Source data

_ _ _ _

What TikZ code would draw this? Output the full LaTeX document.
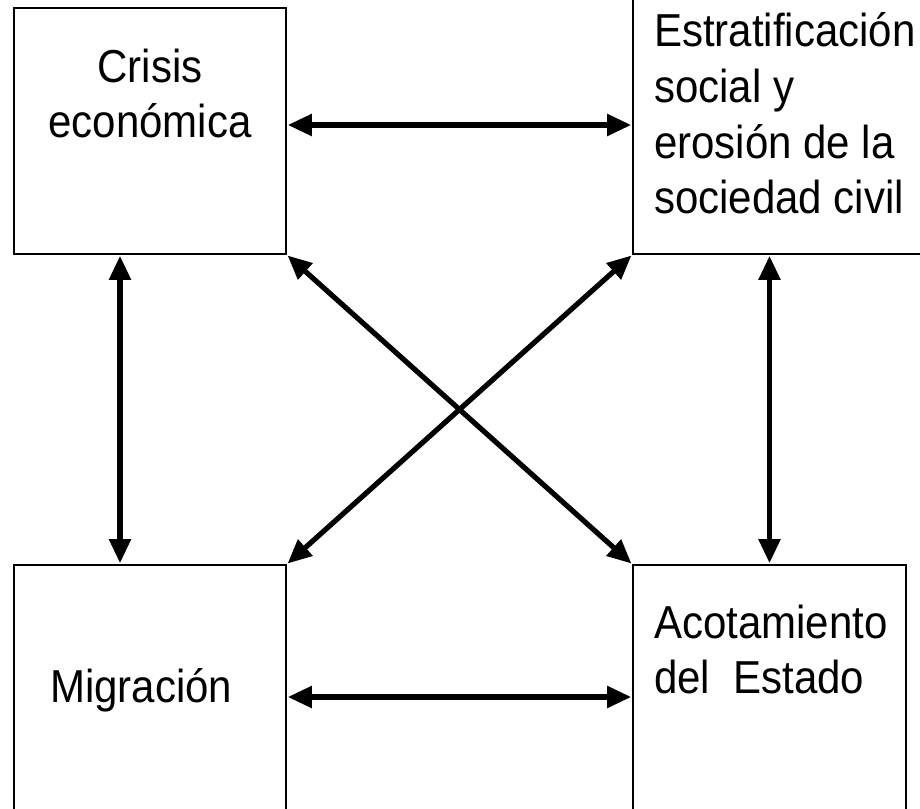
\documentclass[tikz,border=0pt]{standalone}
\usepackage{fontspec}
\setmainfont{Liberation Sans}
\usetikzlibrary{arrows.meta}
\newcommand{\tallt}[1]{\scalebox{1}[1.1]{#1}}
\begin{document}
\begin{tikzpicture}[x=1pt,y=-1pt,
  box/.style={draw=black,line width=1.6pt,rectangle,inner sep=0pt,fill=white},
  lbl/.style={inner sep=0pt,font=\fontsize{42}{55.5}\selectfont},
  link/.style={line width=5.2pt,{Triangle[length=24pt,width=21pt]}-{Triangle[length=24pt,width=21pt]},shorten <=1pt,shorten >=1pt}]
\useasboundingbox (0,0) rectangle (920,808);
\fill[white] (0,0) rectangle (920,808);
\node[box,minimum width=272pt,minimum height=246pt] (cr) at (150,131) {};
\node[box,minimum width=297pt,minimum height=264pt] (er) at (781.5,122) {};
\node[box,minimum width=272pt,minimum height=255pt] (mi) at (150,692.5) {};
\node[box,minimum width=273pt,minimum height=255pt] (ac) at (769.5,692.5) {};
\node[lbl,anchor=base] (t1) at (150,82) {\tallt{Crisis}};
\node[lbl,anchor=base] (t2) at (150,137) {\tallt{económica}};
\node[lbl,anchor=base west] (t3) at (654,47) {\tallt{Estratificación}};
\node[lbl,anchor=base west] (t4) at (654,102.5) {\tallt{social y}};
\node[lbl,anchor=base west] (t5) at (654,158) {\tallt{erosión de la}};
\node[lbl,anchor=base west] (t6) at (654,213.5) {\tallt{sociedad civil}};
\node[lbl,anchor=base west] (t7) at (50,702) {\tallt{Migración}};
\node[lbl,anchor=base west] (t8) at (654,638) {\tallt{Acotamiento}};
\node[lbl,anchor=base west] (t9) at (654,693) {\tallt{del\ \ Estado}};
\draw[link] ([yshift=6pt]cr.east) -- ([yshift=6pt]cr.east -| er.west);
\draw[link] ([yshift=-4.5pt]mi.east) -- ([yshift=-4.5pt]mi.east -| ac.west);
\draw[link] ([xshift=-30pt]cr.south) -- ([xshift=-30pt]cr.south |- mi.north);
\draw[link] (ac.north |- er.south) -- (ac.north);
\draw[link] (cr.south east) -- (ac.north west);
\draw[link] (er.south west) -- (mi.north east);
\end{tikzpicture}
\end{document}
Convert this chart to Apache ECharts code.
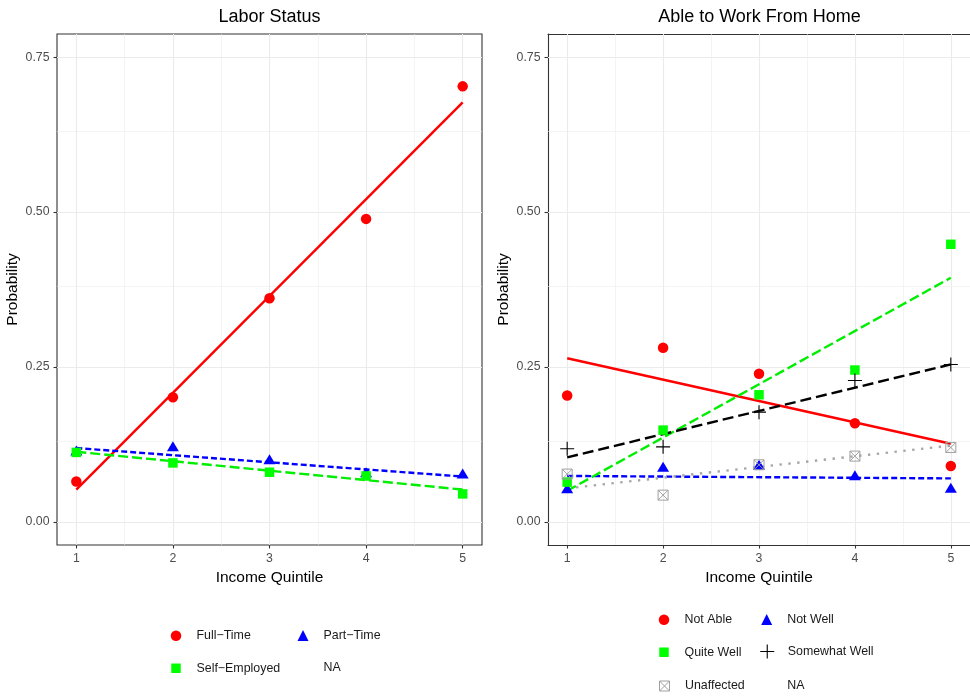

_ _ _ _

Reproduce every record above exactly, omitting the pictures.

> [Exercise result]:
What TikZ code would draw this? Output the full LaTeX document.
\documentclass[tikz,border=0pt]{standalone}
\usepackage{fontspec}
\setmainfont{Liberation Sans}
\usetikzlibrary{arrows.meta}
\newcommand{\tallt}[1]{\scalebox{1}[1.1]{#1}}
\begin{document}
\begin{tikzpicture}[x=1pt,y=-1pt,
  box/.style={draw=black,line width=1.6pt,rectangle,inner sep=0pt,fill=white},
  lbl/.style={inner sep=0pt,font=\fontsize{42}{55.5}\selectfont},
  link/.style={line width=5.2pt,{Triangle[length=24pt,width=21pt]}-{Triangle[length=24pt,width=21pt]},shorten <=1pt,shorten >=1pt}]
\useasboundingbox (0,0) rectangle (920,808);
\fill[white] (0,0) rectangle (920,808);
\node[box,minimum width=272pt,minimum height=246pt] (cr) at (150,131) {};
\node[box,minimum width=297pt,minimum height=264pt] (er) at (781.5,122) {};
\node[box,minimum width=272pt,minimum height=255pt] (mi) at (150,692.5) {};
\node[box,minimum width=273pt,minimum height=255pt] (ac) at (769.5,692.5) {};
\node[lbl,anchor=base] (t1) at (150,82) {\tallt{Crisis}};
\node[lbl,anchor=base] (t2) at (150,137) {\tallt{económica}};
\node[lbl,anchor=base west] (t3) at (654,47) {\tallt{Estratificación}};
\node[lbl,anchor=base west] (t4) at (654,102.5) {\tallt{social y}};
\node[lbl,anchor=base west] (t5) at (654,158) {\tallt{erosión de la}};
\node[lbl,anchor=base west] (t6) at (654,213.5) {\tallt{sociedad civil}};
\node[lbl,anchor=base west] (t7) at (50,702) {\tallt{Migración}};
\node[lbl,anchor=base west] (t8) at (654,638) {\tallt{Acotamiento}};
\node[lbl,anchor=base west] (t9) at (654,693) {\tallt{del\ \ Estado}};
\draw[link] ([yshift=6pt]cr.east) -- ([yshift=6pt]cr.east -| er.west);
\draw[link] ([yshift=-4.5pt]mi.east) -- ([yshift=-4.5pt]mi.east -| ac.west);
\draw[link] ([xshift=-30pt]cr.south) -- ([xshift=-30pt]cr.south |- mi.north);
\draw[link] (ac.north |- er.south) -- (ac.north);
\draw[link] (cr.south east) -- (ac.north west);
\draw[link] (er.south west) -- (mi.north east);
\end{tikzpicture}
\end{document}
Convert this chart to Apache ECharts code.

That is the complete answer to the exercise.